* [Stated exercise]: Search the records that follow and extract every line containing the string "this".

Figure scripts
= = = = =
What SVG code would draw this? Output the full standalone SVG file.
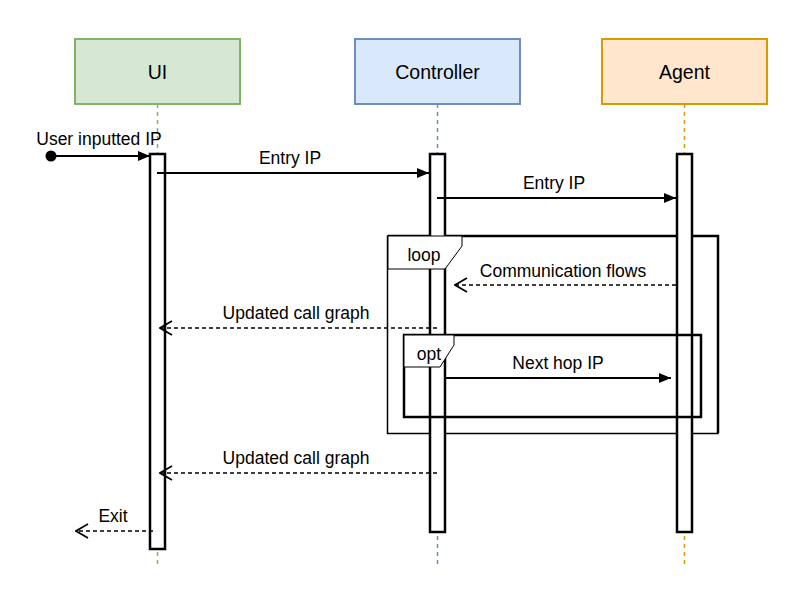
<svg xmlns="http://www.w3.org/2000/svg" width="809" height="598" viewBox="0 0 809 598">
<style>
text{font-family:"Liberation Sans",Arial,sans-serif;fill:#000}
.hd{font-size:19.5px;text-anchor:middle}
.lb{font-size:17.5px;text-anchor:middle}
.bar{fill:#fff;stroke:#000;stroke-width:2.5}
.msg{stroke:#000;stroke-width:2;fill:none}
.ret{stroke:#000;stroke-width:1.7;fill:none;stroke-dasharray:4,3}
.life{stroke-width:1.5;stroke-dasharray:4,4;fill:none}
.tag{fill:#fff;stroke:#000;stroke-width:1}
</style>
<defs>
<marker id="fa" viewBox="0 0 12 10" refX="12" refY="5" markerWidth="12" markerHeight="10" markerUnits="userSpaceOnUse" orient="auto">
<path d="M0,0 L12,5 L0,10 Z" fill="#000"/>
</marker>
<marker id="oa" viewBox="0 0 14 16" refX="13" refY="8" markerWidth="14" markerHeight="16" markerUnits="userSpaceOnUse" orient="auto">
<path d="M1,1 L13,8 L1,15" fill="none" stroke="#000" stroke-width="1.7"/>
</marker>
</defs>
<g id="lifelines">
<line class="life" x1="157.5" y1="104" x2="157.5" y2="566" stroke="#82b366"/>
<line class="life" x1="437.5" y1="104" x2="437.5" y2="566" stroke="#6c8ebf"/>
<line class="life" x1="684.5" y1="104" x2="684.5" y2="566" stroke="#d79b00"/>
</g>
<g id="ui">
<rect x="75" y="39" width="165" height="65" fill="#d5e8d4" stroke="#82b366" stroke-width="2"/>
<text class="hd" x="157.5" y="79">UI</text>
</g>
<g id="controller">
<rect x="355" y="39" width="165" height="65" fill="#dae8fc" stroke="#6c8ebf" stroke-width="2"/>
<text class="hd" x="437.5" y="79">Controller</text>
</g>
<g id="agent">
<rect x="602" y="39" width="165" height="65" fill="#ffe6cc" stroke="#d79b00" stroke-width="2"/>
<text class="hd" x="684.5" y="79">Agent</text>
</g>
<g id="loop">
<rect x="387.5" y="236" width="330.5" height="197.5" fill="none" stroke="#000" stroke-width="1.5"/>
<path d="M388,236 H718 V433" fill="none" stroke="#000" stroke-width="2.5"/>
</g>
<g id="bars">
<rect id="ui-bar" class="bar" x="150" y="154" width="15" height="395"/>
<rect id="controller-bar" class="bar" x="430" y="154" width="15" height="378"/>
<rect id="agent-bar" class="bar" x="677" y="154" width="15" height="378"/>
</g>
<g id="loop-tag">
<path class="tag" d="M388,236 H462 V246 L445,269 H388 Z"/>
<text class="lb" x="424" y="261">loop</text>
</g>
<g id="opt">
<rect x="404" y="335" width="297" height="82" fill="none" stroke="#000" stroke-width="2.5"/>
<path class="tag" d="M404,335 H454 V345 L440,367 H404 Z"/>
<text class="lb" x="429" y="360">opt</text>
</g>
<g id="connectors">
<circle cx="51" cy="156" r="5.5" fill="#000"/>
<line class="msg" x1="51" y1="156" x2="150" y2="156" marker-end="url(#fa)"/>
<text class="lb" x="99" y="144.5">User inputted IP</text>
<line class="msg" x1="157" y1="173" x2="429" y2="173" marker-end="url(#fa)"/>
<text class="lb" x="290" y="164">Entry IP</text>
<line class="msg" x1="437" y1="198" x2="676" y2="198" marker-end="url(#fa)"/>
<text class="lb" x="554" y="189">Entry IP</text>
<line class="ret" x1="676" y1="285" x2="455" y2="285" marker-end="url(#oa)"/>
<text class="lb" x="563" y="276.5">Communication flows</text>
<line class="ret" x1="437" y1="328" x2="160" y2="328" marker-end="url(#oa)"/>
<text class="lb" x="296" y="318.5">Updated call graph</text>
<line class="msg" x1="446" y1="378" x2="671" y2="378" marker-end="url(#fa)"/>
<text class="lb" x="558" y="368.5">Next hop IP</text>
<line class="ret" x1="437" y1="473" x2="160" y2="473" marker-end="url(#oa)"/>
<text class="lb" x="296" y="463.5">Updated call graph</text>
<line class="ret" x1="153" y1="531" x2="76" y2="531" marker-end="url(#oa)"/>
<text class="lb" x="113" y="521.5">Exit</text>
</g>
</svg>
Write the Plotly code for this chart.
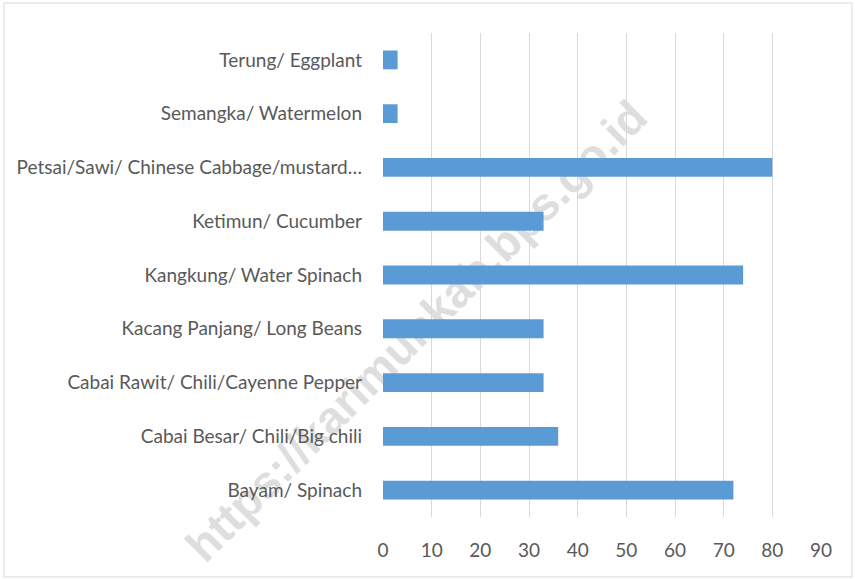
= = = = =
* [Finished answer]:
What SVG code would draw this? Output the full standalone SVG file.
Write the Plotly code for this chart.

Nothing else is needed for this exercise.